Tuesday, June 17, 2014

Let’s Play a Game of Jigsaw Puzzle

Putting Together Pieces of Data


I loved putting together jigsaw puzzles as a child, searching for pieces that fit together. The greatest satisfaction emerged from the last piece, which always used to be a centre piece in the puzzle. When all the pieces got together, it would be my masterpiece. I guess this would have been a favorite game for many other children who, like me, grew up to become market researchers!
We encounter many occasions where the data before us fails to explain the ‘complete story’. We scratch our heads and sometimes bang it on the table to find answers to solve the puzzle before us but it all seems difficult and unfair. We end up blaming the data quality when we cannot explain the data. But does the fault really lie with the data? Or does it lie with the researcher’s path of analysis?
“A good puzzle, it’s a fair thing. Nobody is lying. It’s very clear, and the problem depends just on you.” ~Erno Rubik
The fieldwork that is carried out in the study gives you a certain amount of data. But who says that you are not allowed to look beyond your excel tables or transcripts? It’s not that your data is your spouse and you are cheating on it! Your data is like a friend, you can have more than one. In fact, in most cases, you would need more ‘data friends’ to help you complete your puzzle. The data that we receive after fieldwork is like somebody gives us a jigsaw puzzle, and we’re not given all of the pieces. We need to find the other pieces to crack the puzzle.
We can also look at it from the perspective of an explorer who needs to find the exact location of a ship in the sea. The method of ‘triangulation’ is used to solve this puzzle as follows:
”Triangulation can be used to calculate the coordinates and distance from the shore to the ship. The observer at A measures the angle α between the shore and the ship, and the observer at B does likewise for β . With the length l or the coordinates of A and B known, then the law of sines can be applied to find the coordinates of the ship at C and the distance d”

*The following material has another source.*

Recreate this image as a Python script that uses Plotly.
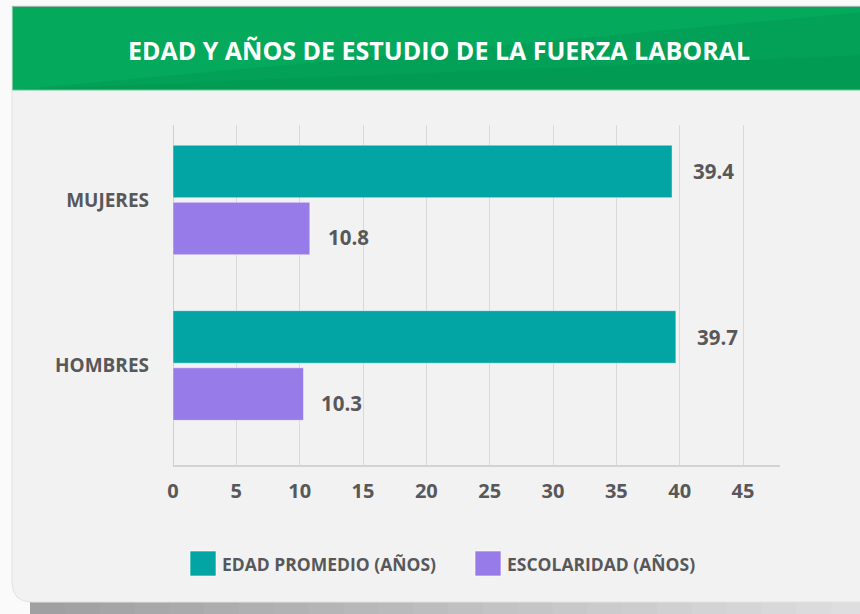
import plotly.graph_objects as go

# ---- data ----
categories = ["HOMBRES", "MUJERES"]
edad_promedio = [39.7, 39.4]
escolaridad = [10.3, 10.8]
series_names = ["EDAD PROMEDIO (AÑOS)", "ESCOLARIDAD (AÑOS)"]
series_colors = ["#02a5a3", "#977be8"]
x_ticks = [0, 5, 10, 15, 20, 25, 30, 35, 40, 45]
title_text = "EDAD Y AÑOS DE ESTUDIO DE LA FUERZA LABORAL"

W, H = 860, 614
ML, MR, MT, MB = 173, 80, 125, 149
PW, PH = W - ML - MR, H - MT - MB


def px(x):
    return (x - ML) / PW


def py(y):
    return 1 - (y - MT) / PH


TXT = "#58585a"
FONT = "Open Sans"

fig = go.Figure()
fig.add_trace(go.Bar(
    y=categories, x=escolaridad, orientation="h", name=series_names[1],
    marker=dict(color=series_colors[1], line=dict(color="rgba(255,255,255,0.45)", width=1)),
    showlegend=False, hoverinfo="skip",
))
fig.add_trace(go.Bar(
    y=categories, x=edad_promedio, orientation="h", name=series_names[0],
    marker=dict(color=series_colors[0], line=dict(color="rgba(255,255,255,0.45)", width=1)),
    showlegend=False, hoverinfo="skip",
))

# value labels
for cat, v in zip(categories, edad_promedio):
    fig.add_annotation(x=v, y=cat, text=f"{v:.1f}", showarrow=False, xanchor="left",
                       yanchor="middle", xshift=19, yshift=29,
                       font=dict(family=FONT, size=20.5, color=TXT, weight="bold"))
for cat, v in zip(categories, escolaridad):
    fig.add_annotation(x=v, y=cat, text=f"{v:.1f}", showarrow=False, xanchor="left",
                       yanchor="middle", xshift=16, yshift=-37,
                       font=dict(family=FONT, size=20.5, color=TXT, weight="bold"))

shapes = []
# bottom shadow (smooth grey ramp)
steps = 24
sx0, sx1 = 30, 866
for i in range(steps):
    a = sx0 + (sx1 - sx0) * i / steps
    b = sx0 + (sx1 - sx0) * (i + 1) / steps + 1
    t = i / (steps - 1)
    c = int(160 + (222 - 160) * t)
    shapes.append(dict(type="rect", xref="paper", yref="paper",
                       x0=px(a), x1=px(b), y0=py(614), y1=py(596),
                       fillcolor=f"rgb({c},{c},{c + 2})", line=dict(width=0), layer="below"))
# card background
r = 20
x0, x1, y0, y1 = 12, 866, 6, 602
path = (f"M {px(x0)},{py(y0)} L {px(x1)},{py(y0)} L {px(x1)},{py(y1)} "
        f"L {px(x0 + r)},{py(y1)} Q {px(x0)},{py(y1)} {px(x0)},{py(y1 - r)} Z")
shapes.append(dict(type="path", xref="paper", yref="paper", path=path,
                   fillcolor="#f2f2f2", line=dict(color="#e2e2e2", width=1), layer="below"))
# header band
shapes.append(dict(type="rect", xref="paper", yref="paper",
                   x0=px(12.5), x1=px(866), y0=py(90), y1=py(6),
                   fillcolor="#04a95c", line=dict(width=0), layer="below"))
shapes.append(dict(type="line", xref="paper", yref="paper",
                   x0=px(12.5), x1=px(866), y0=py(6.5), y1=py(6.5),
                   line=dict(color="#9fb5a9", width=1), layer="below"))
shapes.append(dict(type="path", xref="paper", yref="paper",
                   path=f"M {px(12.5)},{py(90)} L {px(866)},{py(12)} L {px(866)},{py(90)} Z",
                   fillcolor="rgba(0,60,30,0.07)", line=dict(width=0), layer="below"))
shapes.append(dict(type="path", xref="paper", yref="paper",
                   path=f"M {px(12.5)},{py(90)} L {px(866)},{py(55)} L {px(866)},{py(90)} Z",
                   fillcolor="rgba(0,60,30,0.05)", line=dict(width=0), layer="below"))
shapes.append(dict(type="line", xref="paper", yref="paper",
                   x0=px(12.5), x1=px(866), y0=py(90), y1=py(90),
                   line=dict(color="#5fc891", width=1), layer="below"))

# legend (manual, large swatches)
legend_pos = [(190, 220), (475, 505)]
for (sx, tx), name, col in zip(legend_pos, series_names, series_colors):
    shapes.append(dict(type="rect", xref="paper", yref="paper",
                       x0=px(sx), x1=px(sx + 26), y0=py(576), y1=py(551),
                       fillcolor=col, line=dict(color="rgba(255,255,255,0.6)", width=1)))
    fig.add_annotation(xref="paper", yref="paper", x=px(tx), y=py(564), text=name,
                       showarrow=False, xanchor="left", yanchor="middle",
                       font=dict(family=FONT, size=17.5, color=TXT, weight="bold"))

fig.update_layout(
    width=W, height=H,
    margin=dict(l=ML, r=MR, t=MT, b=MB, pad=0),
    paper_bgcolor="#fafafa",
    plot_bgcolor="rgba(0,0,0,0)",
    barmode="group",
    bargap=0.31,
    bargroupgap=0.08,
    showlegend=False,
    shapes=shapes,
    title=dict(text=title_text, x=439 / W, xanchor="center", y=1 - 51 / H, yanchor="middle",
               xref="container", yref="container",
               font=dict(family=FONT, size=25, color="white", weight="bold")),
    font=dict(family=FONT, color=TXT),
)
fig.update_xaxes(
    range=[0, 47.92], tickvals=x_ticks, ticktext=[str(t) for t in x_ticks],
    showgrid=True, gridcolor="#d9d9d9", gridwidth=1,
    zeroline=True, zerolinecolor="#cfcfcf", zerolinewidth=1,
    showline=True, linecolor="#d3d3d3", linewidth=2,
    ticks="", ticklabelstandoff=7,
    tickfont=dict(family=FONT, size=20, color=TXT, weight="bold"),
    fixedrange=True,
)
fig.update_yaxes(
    type="category", categoryorder="array", categoryarray=categories,
    range=[-0.601, 1.453], showgrid=False, zeroline=False, showline=False,
    ticks="", ticklabelstandoff=23,
    tickfont=dict(family=FONT, size=19, color=TXT, weight="bold"),
    fixedrange=True,
)

fig.write_html("out.html", config={"displayModeBar": False},
               post_script="document.body.style.margin='0';document.body.style.background='#fafafa';")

Hence, the integration of multiple data becomes mandatory to get a sharp focus on the solution.
“Reading widely and getting as much information as possible exposes you to small pieces of a giant jigsaw puzzle and even if the information is not 100% clear at the time, by shuffling it around in your mind, ideas eventually come to you.”~ James Portman
As Aristotle says, “The whole is greater than the sum of its parts.” When we integrate multiple sources of data a,b and c, it is not just a+b+c. It is in fact, a*b*c where the insights emerge multipled. There is a synergy that happens when we put 2 or more pieces of data in proximity to one another. We derive more insights instead of looking at them separately.
This phenomenon can be explained by the operational principle of gestalt psychology which says, “the brain is holistic, parallel, and analog, with self-organising tendencies.” Gestalt psychologists stipulate that perception is the product of complex interactions among various stimuli. Our brain is wired to perceive more than we actually see before us. Gestalt can be proved by these practical examples given below, where the human mind has the tendency to “complete” the puzzle when provided with relevant pieces:
This is called Reification, “the constructive or generative aspect of perception, by which the experienced perception contains more explicit spatial information than the sensory stimulus on which it is based”. In the figure above, one can deduce that figure A is a triangle and figure B&D are worms.

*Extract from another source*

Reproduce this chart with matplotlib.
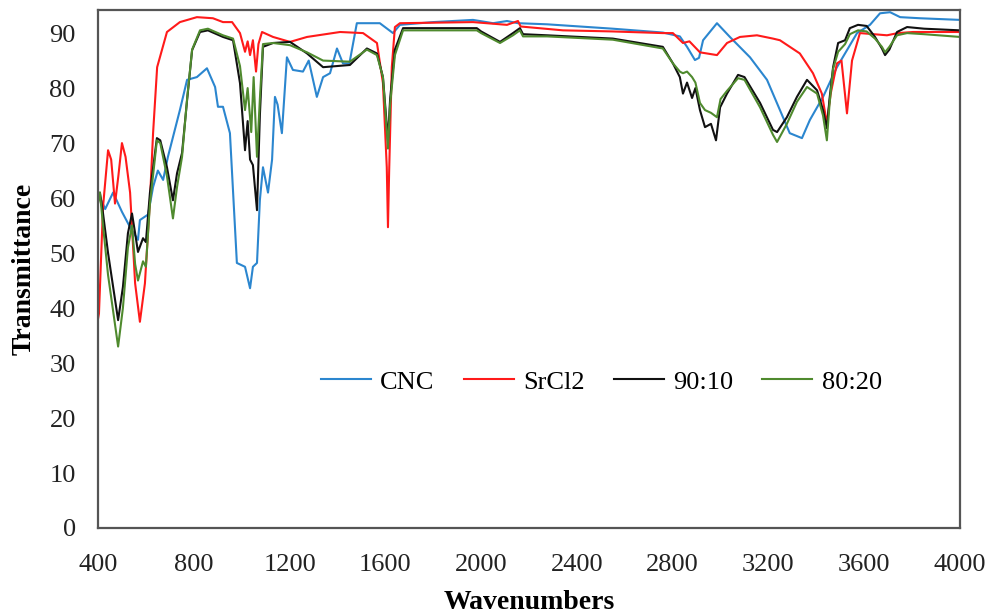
import matplotlib
matplotlib.use("Agg")
import matplotlib.pyplot as plt

# ---- data ----
cnc_wn = [400, 408, 430, 463, 500, 534, 567, 575, 609, 630, 650, 672, 692, 742, 772, 813, 855, 889, 901, 922,
          951, 980, 1014, 1035, 1047, 1064, 1076, 1089, 1110, 1127, 1139, 1150, 1168, 1189, 1214, 1256, 1280,
          1314, 1340, 1369, 1398, 1423, 1450, 1481, 1577, 1632, 1661, 1800, 1966, 2050, 2108, 2154, 2275, 2550,
          2759, 2830, 2860, 2893, 2910, 2927, 2985, 3039, 3123, 3194, 3248, 3289, 3340, 3373, 3428, 3486, 3570,
          3624, 3666, 3708, 3750, 3833, 4000]
cnc_val = [61, 60.2, 58, 61, 57.5, 54.7, 52.4, 56, 57, 62, 65, 63.3, 67.5, 76, 81.5, 82, 83.6, 80.2, 76.6, 76.6,
           71.8, 48.2, 47.5, 43.6, 47.5, 48.2, 59.6, 65.6, 61, 67, 78.4, 77, 71.8, 85.6, 83.3, 83, 85,
           78.4, 82, 82.7, 87.2, 84.5, 84.5, 91.8, 91.8, 90, 91.5, 92, 92.4, 91.8, 92.2, 91.8, 91.6, 90.8,
           90.1, 89.4, 87.5, 85.1, 85.5, 88.7, 91.8, 89.3, 85.6, 81.5, 76, 71.8, 70.9, 74.2, 78.4, 83.8, 90,
           91.5, 93.6, 93.8, 92.9, 92.7, 92.4]

srcl2_wn = [400, 404, 421, 442, 455, 471, 485, 500, 515, 534, 555, 575, 596, 617, 630, 647, 688, 742, 813, 880,
            922, 960, 993, 1014, 1025, 1035, 1047, 1060, 1070, 1085, 1131, 1202, 1273, 1411, 1507, 1565, 1590,
            1606, 1611, 1616, 1627, 1640, 1661, 1966, 2108, 2154, 2165, 2342, 2550, 2759, 2801, 2843, 2870,
            2914, 2985, 3027, 3081, 3152, 3219, 3248, 3331, 3386, 3423, 3444, 3460, 3486, 3505, 3528, 3549,
            3582, 3640, 3695, 3740, 3804, 4000]
srcl2_val = [38, 39, 58.4, 68.7, 67, 59, 64, 70, 67.5, 61, 44.5, 37.5, 44.5, 59.6, 71.8, 83.8, 90.2, 92, 92.9, 92.7,
             92, 92, 90, 86.6, 88.5, 86, 88.7, 83, 88, 90.2, 89.3, 88.4, 89.3, 90.2, 90, 88.2, 80.9,
             65.6, 54.7, 65, 83.8, 91.1, 91.8, 92, 91.5, 92.2, 91.2, 90.5, 90.3, 90, 90, 88.2, 88.5,
             86.5, 86, 88.2, 89.3, 89.6, 89, 88.7, 86.3, 82.7, 79, 73.6, 79, 84.5, 85, 75.4, 85,
             90, 89.8, 89.6, 90, 90.2, 90.2]

s9010_wn = [400, 408, 421, 442, 484, 504, 525, 542, 555, 567, 588, 600, 617, 646, 660, 688, 713, 730, 751, 772,
            793, 826, 859, 922, 964, 993, 1014, 1025, 1035, 1047, 1064, 1076, 1089, 1131, 1202, 1273, 1340, 1452,
            1523, 1565, 1590, 1611, 1620, 1640, 1674, 1982, 2000, 2079, 2133, 2162, 2175, 2275, 2550, 2759,
            2801, 2830, 2843, 2860, 2881, 2895, 2914, 2935, 2960, 2981, 2998, 3027, 3073, 3100, 3165, 3219,
            3236, 3277, 3319, 3361, 3403, 3428, 3444, 3455, 3470, 3491, 3520, 3540, 3574, 3610, 3645, 3674,
            3687, 3705, 3737, 3779, 3850, 4000]
s9010_val = [60, 61, 57.2, 50, 37.8, 43.8, 53.6, 57.2, 53.6, 50.2, 52.7, 52, 61, 70.9, 70.5, 65.6, 59.6, 64.5, 68.2, 77.8,
             86.9, 90.2, 90.5, 89.3, 88.7, 80.9, 68.7, 74, 67, 66, 57.8, 75, 87.5, 88.2, 88.4, 86.3, 83.8, 84.2,
             87.2, 86.3, 82, 70.5, 78, 87, 90.9, 90.9, 90.3, 88.4, 90, 90.9, 89.8, 89.6, 89, 87.5,
             84.5, 82, 79, 81, 78.2, 80, 76, 72.9, 73.5, 70.5, 76.5, 79, 82.4, 82, 77.3, 72.4,
             72, 74.7, 78.4, 81.5, 79.6, 76, 72.7, 78, 83.8, 88.2, 88.7, 90.9, 91.5, 91.3, 89.3, 87.2,
             86, 87, 90.2, 91.1, 90.8, 90.5]

s8020_wn = [400, 408, 421, 442, 484, 504, 525, 542, 555, 567, 588, 600, 617, 646, 660, 688, 713, 730, 751, 772,
            793, 826, 859, 922, 964, 993, 1014, 1025, 1040, 1050, 1064, 1076, 1089, 1131, 1202, 1273, 1340, 1452,
            1523, 1565, 1590, 1611, 1620, 1640, 1674, 1982, 2000, 2079, 2133, 2162, 2175, 2275, 2550, 2759,
            2801, 2830, 2843, 2860, 2881, 2895, 2914, 2935, 2960, 2985, 3000, 3027, 3073, 3100, 3165, 3219,
            3236, 3277, 3319, 3361, 3403, 3428, 3444, 3455, 3470, 3491, 3520, 3540, 3574, 3610, 3645, 3674,
            3687, 3705, 3737, 3779, 3850, 4000]
s8020_val = [59, 61, 55, 46, 33, 40, 51, 55, 48, 45, 48.5, 47.5, 59, 70.5, 70, 64, 56.3, 62, 67.5, 78,
             87, 90.5, 90.8, 89.6, 89, 84, 76, 80, 72, 82, 67.5, 78, 88, 88.2, 87.8, 86.5, 85, 84.8,
             87, 86, 82, 69, 77, 86, 90.5, 90.5, 90, 88.2, 89.6, 90.5, 89.4, 89.4, 88.8, 87.2,
             84.5, 83, 82.7, 83, 82, 81, 77.3, 76, 75.5, 74.7, 78, 79.5, 81.8, 81.5, 76.5, 71.5,
             70.2, 73.5, 77.5, 80.2, 79, 75, 70.5, 77, 83.5, 86.6, 88, 89.8, 90.5, 90.3, 89, 87.5,
             86.5, 87.5, 89.6, 90, 89.8, 89.3]

series_labels = ["CNC", "SrCl2", "90:10", "80:20"]
x_ticks = [400, 800, 1200, 1600, 2000, 2400, 2800, 3200, 3600, 4000]
y_ticks = [0, 10, 20, 30, 40, 50, 60, 70, 80, 90]

# ---- plot ----
plt.rcParams['font.family'] = ['Liberation Serif', 'DejaVu Serif']

fig = plt.figure(figsize=(9.93, 6.16), dpi=100)
ax = fig.add_axes([98/993, 88/616, 862/993, 518/616])

colors = ["#2b86cf", "#ff1a1a", "#111111", "#4f8a2e"]
data = [(cnc_wn, cnc_val), (srcl2_wn, srcl2_val), (s9010_wn, s9010_val), (s8020_wn, s8020_val)]
for (xw, yv), c, lab in zip(data, colors, series_labels):
    ax.plot(xw, yv, color=c, lw=1.5, label=lab, solid_joinstyle='round')

ax.set_xlim(400, 4000)
ax.set_ylim(0, 94.2)
ax.set_xticks(x_ticks)
ax.set_yticks(y_ticks)
ax.tick_params(length=0, labelsize=19, colors="#222222")
ax.tick_params(axis='y', pad=16)
ax.tick_params(axis='x', pad=19)
for s in ax.spines.values():
    s.set_color("#555555")
    s.set_linewidth(1.6)

ax.set_xlabel("Wavenumbers", fontsize=20, fontweight='bold', labelpad=10)
ax.set_ylabel("Transmittance", fontsize=20, fontweight='bold', labelpad=9)

ax.legend(loc='center', bbox_to_anchor=(0.584, 0.282), ncol=4, frameon=False, fontsize=19,
          handlelength=1.9, columnspacing=1.1, handletextpad=0.35)

fig.savefig("out.png", dpi=100)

Hence, it becomes more important for the same person to look at all the sources of data instead of dividing the analysis into parts and outsourcing it to different teams. For example, when there is a project that involves both a quantitative as well as a qualitative phase, it is usually carried out by 2 teams that work more or less independently. In order to achieve gestalt, the entire thinking process should be integrated. It is not just about integrating the research; it is also about integrating the researcher. If the same person is involved in all phases, she will get a holistic picture and she will be able to create a complete “world” inside her mind.
“There are no extra pieces in the universe. Everyone is here because he or she has a place to fill, and every piece must fit itself into the big jigsaw puzzle.”